Copy all of the material exactly. Pictures are not to appear in the copy.
BEGIN Information provided
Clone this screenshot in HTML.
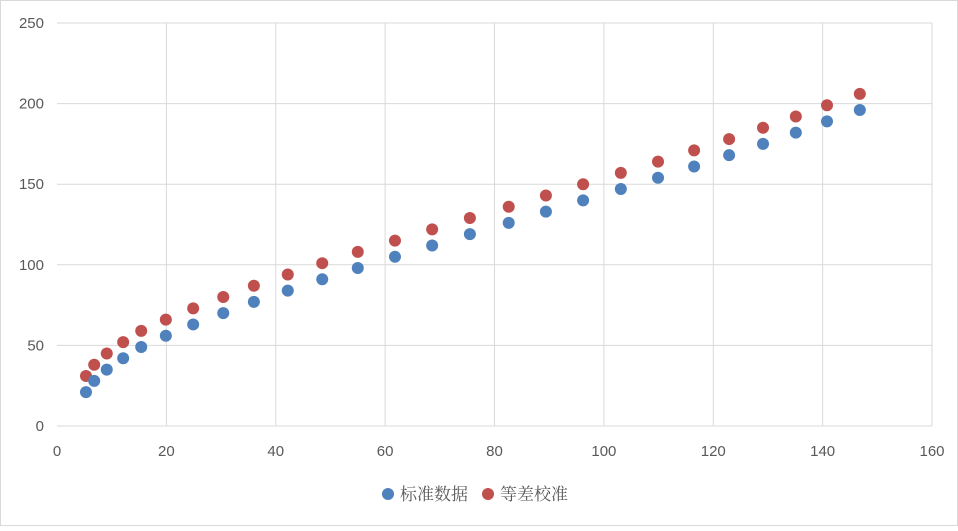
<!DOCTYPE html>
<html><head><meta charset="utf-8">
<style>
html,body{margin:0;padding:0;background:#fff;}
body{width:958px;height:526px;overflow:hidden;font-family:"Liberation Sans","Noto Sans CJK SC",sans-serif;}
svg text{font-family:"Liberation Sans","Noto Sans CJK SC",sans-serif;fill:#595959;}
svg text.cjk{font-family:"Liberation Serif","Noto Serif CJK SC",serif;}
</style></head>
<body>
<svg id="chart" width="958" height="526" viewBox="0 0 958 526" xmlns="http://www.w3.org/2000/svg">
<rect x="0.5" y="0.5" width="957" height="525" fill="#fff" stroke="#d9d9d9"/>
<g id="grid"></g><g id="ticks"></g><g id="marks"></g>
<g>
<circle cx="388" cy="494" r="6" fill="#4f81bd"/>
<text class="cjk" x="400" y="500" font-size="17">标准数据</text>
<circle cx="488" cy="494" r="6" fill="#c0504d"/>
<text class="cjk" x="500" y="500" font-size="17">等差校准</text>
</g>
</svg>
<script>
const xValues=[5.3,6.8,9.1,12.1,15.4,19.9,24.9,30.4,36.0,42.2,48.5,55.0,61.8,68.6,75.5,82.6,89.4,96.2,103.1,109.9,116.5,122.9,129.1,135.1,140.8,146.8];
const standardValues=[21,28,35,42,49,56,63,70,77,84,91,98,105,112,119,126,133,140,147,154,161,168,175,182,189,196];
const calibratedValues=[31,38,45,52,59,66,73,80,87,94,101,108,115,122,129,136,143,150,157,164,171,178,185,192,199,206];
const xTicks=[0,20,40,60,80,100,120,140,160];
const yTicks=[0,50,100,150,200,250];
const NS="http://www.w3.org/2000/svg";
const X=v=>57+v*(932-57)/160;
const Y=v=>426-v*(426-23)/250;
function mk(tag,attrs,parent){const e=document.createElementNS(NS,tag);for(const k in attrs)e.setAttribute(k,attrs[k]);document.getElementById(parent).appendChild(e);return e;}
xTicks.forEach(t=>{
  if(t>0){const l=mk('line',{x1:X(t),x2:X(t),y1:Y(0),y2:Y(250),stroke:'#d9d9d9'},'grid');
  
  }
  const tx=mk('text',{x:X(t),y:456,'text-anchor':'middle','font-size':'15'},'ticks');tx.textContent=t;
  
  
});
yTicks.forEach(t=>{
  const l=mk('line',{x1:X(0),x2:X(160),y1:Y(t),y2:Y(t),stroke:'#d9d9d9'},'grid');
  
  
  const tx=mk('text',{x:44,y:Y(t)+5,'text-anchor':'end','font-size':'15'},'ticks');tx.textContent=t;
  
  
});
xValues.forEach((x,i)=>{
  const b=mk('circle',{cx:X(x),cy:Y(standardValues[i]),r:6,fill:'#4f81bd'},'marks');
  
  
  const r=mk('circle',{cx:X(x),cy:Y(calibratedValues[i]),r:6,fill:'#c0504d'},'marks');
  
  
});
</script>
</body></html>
END Information provided
> [Exercise answer]:
Clone this screenshot in HTML.
<!DOCTYPE html>
<html><head><meta charset="utf-8">
<style>
html,body{margin:0;padding:0;background:#fff;}
body{width:958px;height:526px;overflow:hidden;font-family:"Liberation Sans","Noto Sans CJK SC",sans-serif;}
svg text{font-family:"Liberation Sans","Noto Sans CJK SC",sans-serif;fill:#595959;}
svg text.cjk{font-family:"Liberation Serif","Noto Serif CJK SC",serif;}
</style></head>
<body>
<svg id="chart" width="958" height="526" viewBox="0 0 958 526" xmlns="http://www.w3.org/2000/svg">
<rect x="0.5" y="0.5" width="957" height="525" fill="#fff" stroke="#d9d9d9"/>
<g id="grid"></g><g id="ticks"></g><g id="marks"></g>
<g>
<circle cx="388" cy="494" r="6" fill="#4f81bd"/>
<text class="cjk" x="400" y="500" font-size="17">标准数据</text>
<circle cx="488" cy="494" r="6" fill="#c0504d"/>
<text class="cjk" x="500" y="500" font-size="17">等差校准</text>
</g>
</svg>
<script>
const xValues=[5.3,6.8,9.1,12.1,15.4,19.9,24.9,30.4,36.0,42.2,48.5,55.0,61.8,68.6,75.5,82.6,89.4,96.2,103.1,109.9,116.5,122.9,129.1,135.1,140.8,146.8];
const standardValues=[21,28,35,42,49,56,63,70,77,84,91,98,105,112,119,126,133,140,147,154,161,168,175,182,189,196];
const calibratedValues=[31,38,45,52,59,66,73,80,87,94,101,108,115,122,129,136,143,150,157,164,171,178,185,192,199,206];
const xTicks=[0,20,40,60,80,100,120,140,160];
const yTicks=[0,50,100,150,200,250];
const NS="http://www.w3.org/2000/svg";
const X=v=>57+v*(932-57)/160;
const Y=v=>426-v*(426-23)/250;
function mk(tag,attrs,parent){const e=document.createElementNS(NS,tag);for(const k in attrs)e.setAttribute(k,attrs[k]);document.getElementById(parent).appendChild(e);return e;}
xTicks.forEach(t=>{
  if(t>0){const l=mk('line',{x1:X(t),x2:X(t),y1:Y(0),y2:Y(250),stroke:'#d9d9d9'},'grid');
  
  }
  const tx=mk('text',{x:X(t),y:456,'text-anchor':'middle','font-size':'15'},'ticks');tx.textContent=t;
  
  
});
yTicks.forEach(t=>{
  const l=mk('line',{x1:X(0),x2:X(160),y1:Y(t),y2:Y(t),stroke:'#d9d9d9'},'grid');
  
  
  const tx=mk('text',{x:44,y:Y(t)+5,'text-anchor':'end','font-size':'15'},'ticks');tx.textContent=t;
  
  
});
xValues.forEach((x,i)=>{
  const b=mk('circle',{cx:X(x),cy:Y(standardValues[i]),r:6,fill:'#4f81bd'},'marks');
  
  
  const r=mk('circle',{cx:X(x),cy:Y(calibratedValues[i]),r:6,fill:'#c0504d'},'marks');
  
  
});
</script>
</body></html>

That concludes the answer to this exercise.